Away From Her

Away From Her

Sarah Polley (2006)

In the space of a short story, Alice Munro is able to capture a whole life or the progress of relationships that last a lifetime.  She handles the passage of time in a way I have to call magical because I can’t see the techniques that are being used to create the effects.  Away From Her, which Sarah Polley adapted from Munro’s story The Bear Came Over the Mountain, contains a fine performance from Julie Christie as a woman with Alzheimer’s but it doesn’t reproduce the virtues of Munro’s writing and it’s not really very good, although I kept wanting it to be.  You’d never think of an Alice Munro story thin but Away From Her feels as if there’s not enough material to sustain a feature-length movie.  Polley’s sensitive approach may be one of the problems – the story is more disturbing and has much more friction than the film.  Fiona Anderson (Christie) realises that she’s reached the point where she needs full-time care; she’s more willing to face up to the prospect than her husband, Grant (Gordon Pinsent), a retired academic.   The Andersons, who live in Brant County, Ontario, have been married many years, although Grant has been unfaithful with female students during that time.  The couple’s worlds appear to revolve around each other – there’s no evidence of any children or other family.  The rules of the nursing home where Fiona goes to live require an initial thirty-day ‘settling in’ period, during which new residents are not allowed any visitors.  By the time Grant comes to see Fiona after this enforced separation, she’s developed an attachment to another patient, a man called Aubrey (Michael Murphy).   Away From Her is about a man losing his wife, in effect, twice.  And Grant comes to believe, in some part of his mind, that Fiona, though she seemed affably tolerant of his affairs at the time, is, in some part of what remains of her mind, getting her own back.

At first, Away From Her comes across as rather a generic treatment of an Alzheimer’s sufferer and her partner – a montage of moments of embarrassing or upsetting or unknowing forgetfulness, accompanied by Jonathan Goldsmith’s wan music.   A short dinner-party sequence suggests how Fiona’s Alzheimer’s is eroding the Andersons’ social life but Sarah Polley doesn’t attempt to give any sense of the relentless and abrading quality of the domestic routine, which must be one of the most upsetting things for a partner – finding not only that the person you love is disappearing but that love is increasingly displaced by feelings of irritation.  Although he gives a skilful and intelligent performance, Gordon Pinsent isn’t that strong a personality on screen and he’s on screen for more time than anyone in the film.  Grant Anderson isn’t a likeable man more because Pinsent is somewhat closed off than through his communicating the man’s selfishness.   By contrast, Olympia Dukakis, as Aubrey’s wife Marian, whom Grant visits and with whom he eventually has a short-lived sexual relationship, always seems eager to do more than the script allows.   A sensitive but plain-speaking care worker called Kristy (Kristen Thomsen) is an example of a character who, although minor in terms of how much she’s given to say, registers strongly in the hands of Alice Munro but who is stretched thin in Polley’s adaptation.  Wendy Crewson, as the superintendent of the nursing home, overdoes smiley businesslike insensitivity.

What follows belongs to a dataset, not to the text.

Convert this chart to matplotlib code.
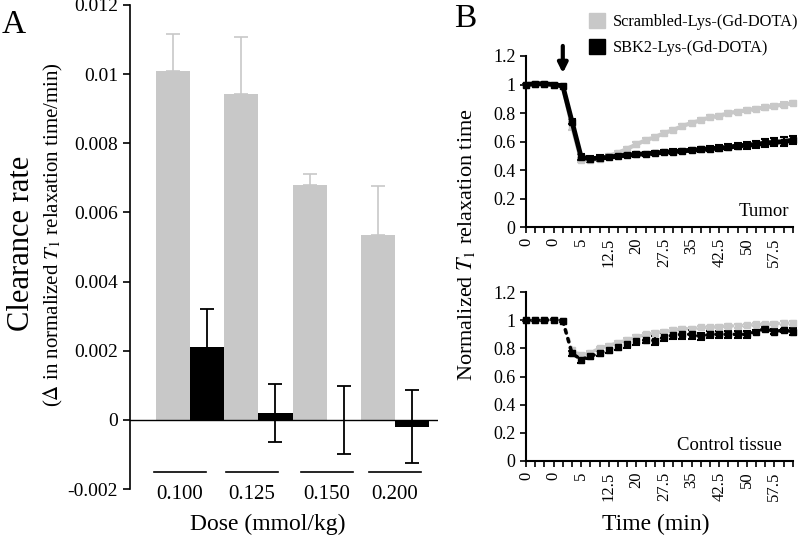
import numpy as np
import matplotlib
matplotlib.use("Agg")
import matplotlib.pyplot as plt
from matplotlib.patches import Patch

plt.rcParams['font.family'] = ['Liberation Serif', 'DejaVu Serif']
plt.rcParams['mathtext.fontset'] = 'stix'

GRAY = '#c8c8c8'

# Panel A: clearance rate per dose
doses = ['0.100', '0.125', '0.150', '0.200']
scr_rate = [0.0101, 0.00942, 0.0068, 0.00535]
scr_err = [0.00105, 0.00165, 0.0003, 0.0014]
sbk_rate = [0.0021, 0.0002, 0.0, -0.0002]
sbk_err = [0.0011, 0.00085, 0.00099, 0.00105]
dose_label_shift = [-0.15, -0.1, 0.0, 0.0]

# Panel B: normalized T1 relaxation time (categorical time axis)
time_labels = ['0', '0', '5', '12.5', '20', '27.5', '35', '42.5', '50', '57.5']

tumor_scr = [1.0, 1.005, 1.005, 1.0, 0.99, 0.71, 0.47, 0.47, 0.48, 0.50,
             0.52, 0.55, 0.58, 0.61, 0.63, 0.66, 0.68, 0.71, 0.73, 0.75,
             0.77, 0.78, 0.80, 0.81, 0.82, 0.83, 0.84, 0.85, 0.86, 0.87]
tumor_scr_err = [0.005] * 5 + [0.03] + [0.015] * 24
tumor_sbk = [1.0, 1.005, 1.005, 1.0, 0.99, 0.74, 0.49, 0.48, 0.485, 0.49,
             0.50, 0.505, 0.51, 0.515, 0.52, 0.525, 0.53, 0.535, 0.54, 0.545,
             0.55, 0.555, 0.56, 0.57, 0.575, 0.58, 0.59, 0.595, 0.60, 0.61]
tumor_sbk_err = [0.005] * 5 + [0.02, 0.02, 0.02, 0.02, 0.015, 0.015, 0.015,
                               0.015, 0.015, 0.015, 0.015, 0.015, 0.015, 0.015,
                               0.018, 0.018, 0.02, 0.02, 0.022, 0.025, 0.025,
                               0.028, 0.028, 0.03, 0.03]

ctrl_scr = [1.0, 1.0, 1.0, 1.005, 0.995, 0.79, 0.75, 0.77, 0.80, 0.82,
            0.84, 0.86, 0.88, 0.90, 0.91, 0.92, 0.93, 0.94, 0.94, 0.95,
            0.95, 0.955, 0.96, 0.96, 0.965, 0.97, 0.97, 0.975, 0.98, 0.98]
ctrl_scr_err = [0.005] * 5 + [0.012] * 25
ctrl_sbk = [1.0, 1.0, 1.0, 1.005, 0.995, 0.765, 0.72, 0.745, 0.765, 0.79,
            0.81, 0.83, 0.85, 0.86, 0.855, 0.88, 0.895, 0.90, 0.90, 0.885,
            0.90, 0.90, 0.90, 0.90, 0.90, 0.92, 0.94, 0.92, 0.93, 0.92]
ctrl_sbk_err = [0.005] * 5 + [0.02, 0.025, 0.02, 0.02, 0.02, 0.02, 0.025,
                              0.025, 0.025, 0.03, 0.03, 0.03, 0.03, 0.03,
                              0.025, 0.025, 0.025, 0.025, 0.025, 0.025, 0.01,
                              0.01, 0.02, 0.01, 0.025]
injection_index = 4

fig = plt.figure(figsize=(8, 5.41), dpi=100)

# ---------------- Panel A ----------------
axA = fig.add_axes([0.1625, 0.0961, 0.385, 0.8947])
x = np.arange(len(doses))
w = 0.5
axA.bar(x - w / 2, scr_rate, w, color=GRAY)
axA.errorbar(x - w / 2, scr_rate, yerr=[np.zeros(len(scr_err)), scr_err],
             fmt='none', ecolor=GRAY, elinewidth=1.2, capsize=5, capthick=1.2)
axA.bar(x + w / 2, sbk_rate, w, color='black')
axA.errorbar(x + w / 2, sbk_rate, yerr=sbk_err, fmt='none', ecolor='black',
             elinewidth=1.3, capsize=5, capthick=1.3)
axA.axhline(0, color='black', lw=1)
axA.set_xlim(-0.88, 3.63)
axA.set_ylim(-0.002, 0.012)
axA.set_yticks(np.arange(-0.002, 0.0121, 0.002))
axA.set_yticklabels(['-0.002', '0', '0.002', '0.004', '0.006', '0.008', '0.01', '0.012'])
axA.tick_params(axis='y', labelsize=14, length=5, width=1.2, direction='out')
axA.set_xticks([])
for s in ['top', 'right', 'bottom']:
    axA.spines[s].set_visible(False)
axA.spines['left'].set_linewidth(1.2)

tr = axA.get_xaxis_transform()
for i, lab in enumerate(doses):
    cx = x[i] + dose_label_shift[i]
    axA.plot([cx - 0.38, cx + 0.38], [0.035, 0.035], color='black', lw=1.2,
             transform=tr, clip_on=False)
    axA.text(cx, -0.012, lab, transform=tr, ha='center', va='center',
             fontsize=15)

fig.text(0.335, 0.03, 'Dose (mmol/kg)', ha='center', va='center', fontsize=17)
fig.text(0.027, 0.551, 'Clearance rate', rotation=90, ha='center',
         va='center', fontsize=22)
fig.text(0.067, 0.567, r'($\Delta$ in normalized $T_1$ relaxation time/min)',
         rotation=90, ha='center', va='center', fontsize=15)
fig.text(0.017, 0.955, 'A', ha='center', va='center', fontsize=24)

# ---------------- Panel B ----------------
def style_time_axis(ax, n):
    ax.set_xlim(0, n - 1)
    ax.set_ylim(0, 1.2)
    ax.set_yticks(np.arange(0, 1.21, 0.2))
    ax.set_yticklabels(['0', '0.2', '0.4', '0.6', '0.8', '1', '1.2'])
    ax.set_xticks(np.arange(0, 3 * len(time_labels), 3))
    ax.set_xticklabels(time_labels, rotation=90)
    ax.set_xticks(np.arange(n), minor=True)
    ax.tick_params(axis='y', labelsize=13, length=4, width=1.2)
    ax.tick_params(axis='x', which='both', labelsize=12, length=4, width=1.2)
    for s in ['top', 'right']:
        ax.spines[s].set_visible(False)
    for s in ['left', 'bottom']:
        ax.spines[s].set_linewidth(1.5)


axT = fig.add_axes([0.6575, 0.580, 0.3335, 0.3165])
t = np.arange(len(tumor_sbk))
axT.errorbar(t, tumor_scr, yerr=tumor_scr_err, color=GRAY, lw=3, marker='s',
             ms=4, capsize=3, elinewidth=1.5, capthick=1.5, clip_on=False)
axT.errorbar(t, tumor_sbk, yerr=tumor_sbk_err, color='black', lw=3.5, marker='s',
             ms=4, capsize=3, elinewidth=1.5, capthick=1.5, clip_on=False)
style_time_axis(axT, len(tumor_sbk))
axT.annotate('', xy=(injection_index, 1.06), xytext=(injection_index, 1.29),
             arrowprops=dict(arrowstyle='-|>', lw=3, color='black',
                             mutation_scale=14),
             annotation_clip=False)
axT.text(0.985, 0.04, 'Tumor', transform=axT.transAxes, ha='right',
         va='bottom', fontsize=13.5)

axC = fig.add_axes([0.6575, 0.148, 0.3335, 0.312])
axC.errorbar(t, ctrl_scr, yerr=ctrl_scr_err, color=GRAY, lw=2.5, ls=':',
             marker='s', ms=4, capsize=3, elinewidth=1.5, capthick=1.5,
             clip_on=False, dash_capstyle='round')
axC.errorbar(t, ctrl_sbk, yerr=ctrl_sbk_err, color='black', lw=2.5, ls=':',
             marker='s', ms=4, capsize=3, elinewidth=1.5, capthick=1.5,
             clip_on=False, dash_capstyle='round')
style_time_axis(axC, len(ctrl_sbk))
axC.text(0.96, 0.04, 'Control tissue', transform=axC.transAxes, ha='right',
         va='bottom', fontsize=13.5)

fig.text(0.583, 0.547, r'Normalized $T_1$ relaxation time', rotation=90,
         ha='center', va='center', fontsize=16)
fig.text(0.82, 0.03, 'Time (min)', ha='center', va='center', fontsize=17)
fig.text(0.582, 0.965, 'B', ha='center', va='center', fontsize=24)

fig.legend(handles=[Patch(color=GRAY), Patch(color='black')],
           labels=['Scrambled-Lys-(Gd-DOTA)', 'SBK2-Lys-(Gd-DOTA)'],
           loc='upper left', bbox_to_anchor=(0.722, 0.997), frameon=False,
           fontsize=11.8, handlelength=1.0, handleheight=1.0,
           handletextpad=0.45, labelspacing=0.55, borderpad=0.2)

fig.savefig('out.png', dpi=100)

In the end, Away From Her is worth seeing only for Julie Christie – but she really is worth seeing.   Christie has always been much more impressive to watch than to listen to on screen:  this pays dividends here in more ways than one.  The discontinuity of Fiona’s mind means there are rarely too many lines for Christie to handle; she realises Fiona’s erratic thought processes, and the words and looks that reflect them, with piercing precision.  Her eyes express shock as well as sadness:  Fiona knows that a large part of her has been burgled.  The snow-covered Ontario landscapes, in combination with Christie’s apprehension of vacancy, recall the closing couplet of Philip Larkin’s ‘The Winter Palace’:

‘Then there will be nothing I know.

My mind will fold into itself, like fields, like snow.’

Julie Christie is still amazingly beautiful but there’s a poignancy seeing her in this role for a film lover of my generation, for whom she has always been there.  The actress (Stacey LaBerge) who appears as the young Fiona, as glimpsed in Grant’s memory, not only lacks the ‘spark of life’ which he remembers about the girl who became his wife.  She seems entirely redundant for anyone who can call to mind the young Julie Christie.